__Exercise prompt__
Write out each line exactly as given. Leave the pictures out of your copy.

__Given information__
┌────────
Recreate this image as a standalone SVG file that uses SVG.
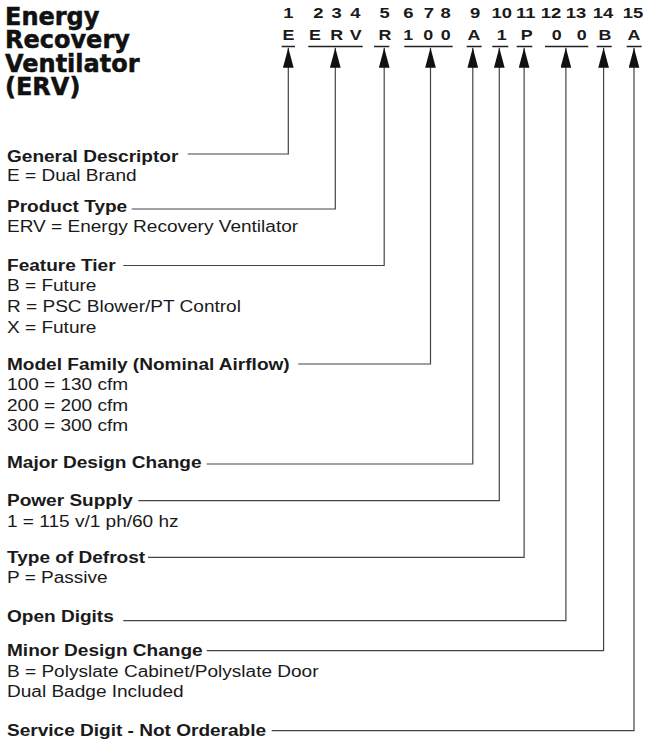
<svg xmlns="http://www.w3.org/2000/svg" width="647" height="752" viewBox="0 0 647 752">
<defs>
<style>
.title{font-family:"DejaVu Sans",sans-serif;font-weight:bold;font-size:24px;fill:#111;stroke:#111;stroke-width:0.5}
.hd{font-family:"Liberation Sans",Arial,sans-serif;font-weight:bold;font-size:15.5px;fill:#1a1a1a;text-anchor:middle}
.hl{font-family:"Liberation Sans",Arial,sans-serif;font-weight:bold;font-size:15px;fill:#1a1a1a;text-anchor:middle}
.lb{font-family:"Liberation Sans",Arial,sans-serif;font-weight:bold;font-size:16px;fill:#1a1a1a}
.ds{font-family:"Liberation Sans",Arial,sans-serif;font-size:16px;fill:#1a1a1a}
.ul{stroke:#222;stroke-width:1.3;fill:none}
.cn{stroke:#444;stroke-width:1.2;fill:none;marker-end:url(#arr)}
</style>
<marker id="arr" markerUnits="userSpaceOnUse" markerWidth="21" markerHeight="11" refX="20" refY="5.35" orient="auto">
<path d="M0,0 L20,5.35 L0,10.7 z" fill="#111"/>
</marker>
</defs>
<rect width="647" height="752" fill="#fff"/>
<g id="title">
<text class="title" x="5" y="25">Energy</text>
<text class="title" x="5" y="48.3">Recovery</text>
<text class="title" x="5" y="71.7">Ventilator</text>
<text class="title" x="5" y="95">(ERV)</text>
</g>
<g id="header">
<g transform="scale(1.19,1)">
<text class="hd" x="242.3" y="18.5">1</text>
<text class="hd" x="267.5" y="18.5">2</text>
<text class="hd" x="282.9" y="18.5">3</text>
<text class="hd" x="298.7" y="18.5">4</text>
<text class="hd" x="323.3" y="18.5">5</text>
<text class="hd" x="343.1" y="18.5">6</text>
<text class="hd" x="360.5" y="18.5">7</text>
<text class="hd" x="374.5" y="18.5">8</text>
<text class="hd" x="399.2" y="18.5">9</text>
<text class="hd" x="421.6" y="18.5">10</text>
<text class="hd" x="441.8" y="18.5">11</text>
<text class="hd" x="463.0" y="18.5">12</text>
<text class="hd" x="484.0" y="18.5">13</text>
<text class="hd" x="506.7" y="18.5">14</text>
<text class="hd" x="532.0" y="18.5">15</text>
<text class="hl" x="242.4" y="40">E</text>
<text class="hl" x="264.7" y="40">E</text>
<text class="hl" x="282.9" y="40">R</text>
<text class="hl" x="298.9" y="40">V</text>
<text class="hl" x="323.5" y="40">R</text>
<text class="hl" x="343.1" y="40">1</text>
<text class="hl" x="359.9" y="40">0</text>
<text class="hl" x="374.5" y="40">0</text>
<text class="hl" x="398.3" y="40">A</text>
<text class="hl" x="421.6" y="40">1</text>
<text class="hl" x="442.6" y="40">P</text>
<text class="hl" x="467.8" y="40">0</text>
<text class="hl" x="488.8" y="40">0</text>
<text class="hl" x="508.4" y="40">B</text>
<text class="hl" x="532.8" y="40">A</text>
</g>
<path class="ul" d="M281.7,46.5H295 M308.3,46.5H362.7 M374,46.5H389.3 M404.3,46.5H452.7 M466.7,46.5H481.7 M492.3,46.5H508.3 M516.7,46.5H532.3 M545,46.5H588.3 M596.7,46.5H611.7 M626.7,46.5H641.7"/>
</g>
<g id="general-descriptor" transform="translate(7,0) scale(1.19,1)">
<text class="lb" x="0" y="162.5">General Descriptor</text>
<text class="ds" x="0" y="181.5">E = Dual Brand</text>
</g>
<g id="product-type" transform="translate(7,0) scale(1.19,1)">
<text class="lb" x="0" y="212.5">Product Type</text>
<text class="ds" x="0" y="232">ERV = Energy Recovery Ventilator</text>
</g>
<g id="feature-tier" transform="translate(7,0) scale(1.19,1)">
<text class="lb" x="0" y="271.5">Feature Tier</text>
<text class="ds" x="0" y="291.5">B = Future</text>
<text class="ds" x="0" y="312.3">R = PSC Blower/PT Control</text>
<text class="ds" x="0" y="333">X = Future</text>
</g>
<g id="model-family" transform="translate(7,0) scale(1.19,1)">
<text class="lb" x="0" y="370">Model Family (Nominal Airflow)</text>
<text class="ds" x="0" y="390.5">100 = 130 cfm</text>
<text class="ds" x="0" y="411">200 = 200 cfm</text>
<text class="ds" x="0" y="431.5">300 = 300 cfm</text>
</g>
<g id="major-design-change" transform="translate(7,0) scale(1.19,1)">
<text class="lb" x="0" y="468.3">Major Design Change</text>
</g>
<g id="power-supply" transform="translate(7,0) scale(1.19,1)">
<text class="lb" x="0" y="506.5">Power Supply</text>
<text class="ds" x="0" y="527">1 = 115 v/1 ph/60 hz</text>
</g>
<g id="type-of-defrost" transform="translate(7,0) scale(1.19,1)">
<text class="lb" x="0" y="563.3">Type of Defrost</text>
<text class="ds" x="0" y="583.3">P = Passive</text>
</g>
<g id="open-digits" transform="translate(7,0) scale(1.19,1)">
<text class="lb" x="0" y="622.5">Open Digits</text>
</g>
<g id="minor-design-change" transform="translate(7,0) scale(1.19,1)">
<text class="lb" x="0" y="656.5">Minor Design Change</text>
<text class="ds" x="0" y="676.7">B = Polyslate Cabinet/Polyslate Door</text>
<text class="ds" x="0" y="697.3">Dual Badge Included</text>
</g>
<g id="service-digit" transform="translate(7,0) scale(1.19,1)">
<text class="lb" x="0" y="736">Service Digit - Not Orderable</text>
</g>
<g id="connectors">
<path class="cn" d="M187.7,154H288.3V47.7"/>
<path class="cn" d="M131.7,209H335.3V47.7"/>
<path class="cn" d="M123.3,265.5H384.2V47.7"/>
<path class="cn" d="M298.3,364H430.5V47.7"/>
<path class="cn" d="M206.7,464H472.8V47.7"/>
<path class="cn" d="M138.3,500.7H499.3V47.7"/>
<path class="cn" d="M148,557.3H524.1V47.7"/>
<path class="cn" d="M123.3,620.7H565.9V47.7"/>
<path class="cn" d="M206.7,650.7H603.6V47.7"/>
<path class="cn" d="M271.7,730.7H634V47.7"/>
</g>
</svg>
└────────
__Full output__
Recreate this image as a standalone SVG file that uses SVG.
<svg xmlns="http://www.w3.org/2000/svg" width="647" height="752" viewBox="0 0 647 752">
<defs>
<style>
.title{font-family:"DejaVu Sans",sans-serif;font-weight:bold;font-size:24px;fill:#111;stroke:#111;stroke-width:0.5}
.hd{font-family:"Liberation Sans",Arial,sans-serif;font-weight:bold;font-size:15.5px;fill:#1a1a1a;text-anchor:middle}
.hl{font-family:"Liberation Sans",Arial,sans-serif;font-weight:bold;font-size:15px;fill:#1a1a1a;text-anchor:middle}
.lb{font-family:"Liberation Sans",Arial,sans-serif;font-weight:bold;font-size:16px;fill:#1a1a1a}
.ds{font-family:"Liberation Sans",Arial,sans-serif;font-size:16px;fill:#1a1a1a}
.ul{stroke:#222;stroke-width:1.3;fill:none}
.cn{stroke:#444;stroke-width:1.2;fill:none;marker-end:url(#arr)}
</style>
<marker id="arr" markerUnits="userSpaceOnUse" markerWidth="21" markerHeight="11" refX="20" refY="5.35" orient="auto">
<path d="M0,0 L20,5.35 L0,10.7 z" fill="#111"/>
</marker>
</defs>
<rect width="647" height="752" fill="#fff"/>
<g id="title">
<text class="title" x="5" y="25">Energy</text>
<text class="title" x="5" y="48.3">Recovery</text>
<text class="title" x="5" y="71.7">Ventilator</text>
<text class="title" x="5" y="95">(ERV)</text>
</g>
<g id="header">
<g transform="scale(1.19,1)">
<text class="hd" x="242.3" y="18.5">1</text>
<text class="hd" x="267.5" y="18.5">2</text>
<text class="hd" x="282.9" y="18.5">3</text>
<text class="hd" x="298.7" y="18.5">4</text>
<text class="hd" x="323.3" y="18.5">5</text>
<text class="hd" x="343.1" y="18.5">6</text>
<text class="hd" x="360.5" y="18.5">7</text>
<text class="hd" x="374.5" y="18.5">8</text>
<text class="hd" x="399.2" y="18.5">9</text>
<text class="hd" x="421.6" y="18.5">10</text>
<text class="hd" x="441.8" y="18.5">11</text>
<text class="hd" x="463.0" y="18.5">12</text>
<text class="hd" x="484.0" y="18.5">13</text>
<text class="hd" x="506.7" y="18.5">14</text>
<text class="hd" x="532.0" y="18.5">15</text>
<text class="hl" x="242.4" y="40">E</text>
<text class="hl" x="264.7" y="40">E</text>
<text class="hl" x="282.9" y="40">R</text>
<text class="hl" x="298.9" y="40">V</text>
<text class="hl" x="323.5" y="40">R</text>
<text class="hl" x="343.1" y="40">1</text>
<text class="hl" x="359.9" y="40">0</text>
<text class="hl" x="374.5" y="40">0</text>
<text class="hl" x="398.3" y="40">A</text>
<text class="hl" x="421.6" y="40">1</text>
<text class="hl" x="442.6" y="40">P</text>
<text class="hl" x="467.8" y="40">0</text>
<text class="hl" x="488.8" y="40">0</text>
<text class="hl" x="508.4" y="40">B</text>
<text class="hl" x="532.8" y="40">A</text>
</g>
<path class="ul" d="M281.7,46.5H295 M308.3,46.5H362.7 M374,46.5H389.3 M404.3,46.5H452.7 M466.7,46.5H481.7 M492.3,46.5H508.3 M516.7,46.5H532.3 M545,46.5H588.3 M596.7,46.5H611.7 M626.7,46.5H641.7"/>
</g>
<g id="general-descriptor" transform="translate(7,0) scale(1.19,1)">
<text class="lb" x="0" y="162.5">General Descriptor</text>
<text class="ds" x="0" y="181.5">E = Dual Brand</text>
</g>
<g id="product-type" transform="translate(7,0) scale(1.19,1)">
<text class="lb" x="0" y="212.5">Product Type</text>
<text class="ds" x="0" y="232">ERV = Energy Recovery Ventilator</text>
</g>
<g id="feature-tier" transform="translate(7,0) scale(1.19,1)">
<text class="lb" x="0" y="271.5">Feature Tier</text>
<text class="ds" x="0" y="291.5">B = Future</text>
<text class="ds" x="0" y="312.3">R = PSC Blower/PT Control</text>
<text class="ds" x="0" y="333">X = Future</text>
</g>
<g id="model-family" transform="translate(7,0) scale(1.19,1)">
<text class="lb" x="0" y="370">Model Family (Nominal Airflow)</text>
<text class="ds" x="0" y="390.5">100 = 130 cfm</text>
<text class="ds" x="0" y="411">200 = 200 cfm</text>
<text class="ds" x="0" y="431.5">300 = 300 cfm</text>
</g>
<g id="major-design-change" transform="translate(7,0) scale(1.19,1)">
<text class="lb" x="0" y="468.3">Major Design Change</text>
</g>
<g id="power-supply" transform="translate(7,0) scale(1.19,1)">
<text class="lb" x="0" y="506.5">Power Supply</text>
<text class="ds" x="0" y="527">1 = 115 v/1 ph/60 hz</text>
</g>
<g id="type-of-defrost" transform="translate(7,0) scale(1.19,1)">
<text class="lb" x="0" y="563.3">Type of Defrost</text>
<text class="ds" x="0" y="583.3">P = Passive</text>
</g>
<g id="open-digits" transform="translate(7,0) scale(1.19,1)">
<text class="lb" x="0" y="622.5">Open Digits</text>
</g>
<g id="minor-design-change" transform="translate(7,0) scale(1.19,1)">
<text class="lb" x="0" y="656.5">Minor Design Change</text>
<text class="ds" x="0" y="676.7">B = Polyslate Cabinet/Polyslate Door</text>
<text class="ds" x="0" y="697.3">Dual Badge Included</text>
</g>
<g id="service-digit" transform="translate(7,0) scale(1.19,1)">
<text class="lb" x="0" y="736">Service Digit - Not Orderable</text>
</g>
<g id="connectors">
<path class="cn" d="M187.7,154H288.3V47.7"/>
<path class="cn" d="M131.7,209H335.3V47.7"/>
<path class="cn" d="M123.3,265.5H384.2V47.7"/>
<path class="cn" d="M298.3,364H430.5V47.7"/>
<path class="cn" d="M206.7,464H472.8V47.7"/>
<path class="cn" d="M138.3,500.7H499.3V47.7"/>
<path class="cn" d="M148,557.3H524.1V47.7"/>
<path class="cn" d="M123.3,620.7H565.9V47.7"/>
<path class="cn" d="M206.7,650.7H603.6V47.7"/>
<path class="cn" d="M271.7,730.7H634V47.7"/>
</g>
</svg>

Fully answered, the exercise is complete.